A well-functioning planning system for large infrastructure projects is crucial to rapidly deliver the infrastructure needed to address population growth and climate change, whilst improving the environment and stimulating economic growth.
The report stated that around nine new nationally significant water resource projects need to be approved before 2030 to prepare for anticipated water scarcity. In short, we need to act now to stop our taps running dry.
As a society, we cannot afford to keep putting off crucial decisions. By working together we can fix the problems of today and build the infrastructure we need for tomorrow. Nowhere is that more needed than in water. In the UK, not a single reservoir has been completed since 1991. The longer we defer decisions, the greater the risk of severe annual water restrictions disrupting local communities and businesses, similar to what we saw in 2022 where temperatures soared to 40C in some parts of the country.
Parliamentarians have, correctly, argued that leakage must be tackled with vigour. However, even if water companies achieved their leakage targets, the country will still need more reservoir capacity as our population grows and the climate heats up. The UK is experiencing more frequent heatwaves and droughts, particularly in London and the South East. Population growth also brings added pressure: more than 19 million people currently live in the south and east of England, and this is forecast to grow by four million. If we do nothing, we forecast a shortfall of over 1 billion litres per day by 2050.

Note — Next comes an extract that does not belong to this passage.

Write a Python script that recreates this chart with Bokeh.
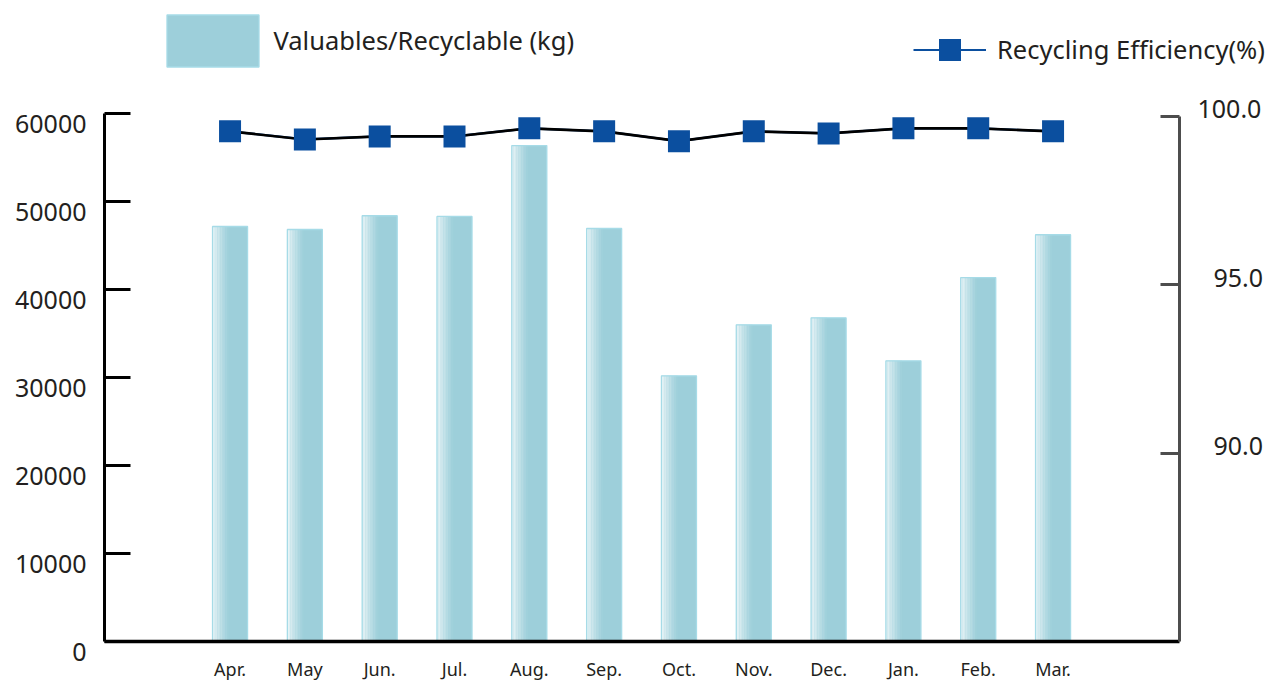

In August, England’s water companies submitted their 25-year plans to the Environment Secretary for approval, to secure supplies in their areas. Thames Water included a proposal to build a reservoir near Abingdon in Oxfordshire. This is an ambitious project of nationwide significance. It would ensure water security for almost 15 million customers of water companies across the South East and protect vulnerable rivers and chalk streams by reducing the amount of water abstracted from groundwater. The project would take at least 15 years to complete, so inaction is not an option.
The social and economic impact of future water shortages are too grave to contemplate – we estimate the cost of severe drought to London’s economy alone could be as much as £500 million a day.
The reservoir would bring significant social and economic benefits, invigorating the regional economy. The project could be delivered through a similar mechanism to the Thames Tideway Tunnel, notably it would not require public funding.
This country has become adept at deferring tough decisions on infrastructure.
Water companies, communities and the Government must work together to develop and approve plans, to enable safe drinking water for future generations. A swift decision from the Secretary of State will enable us to take the first step on that journey.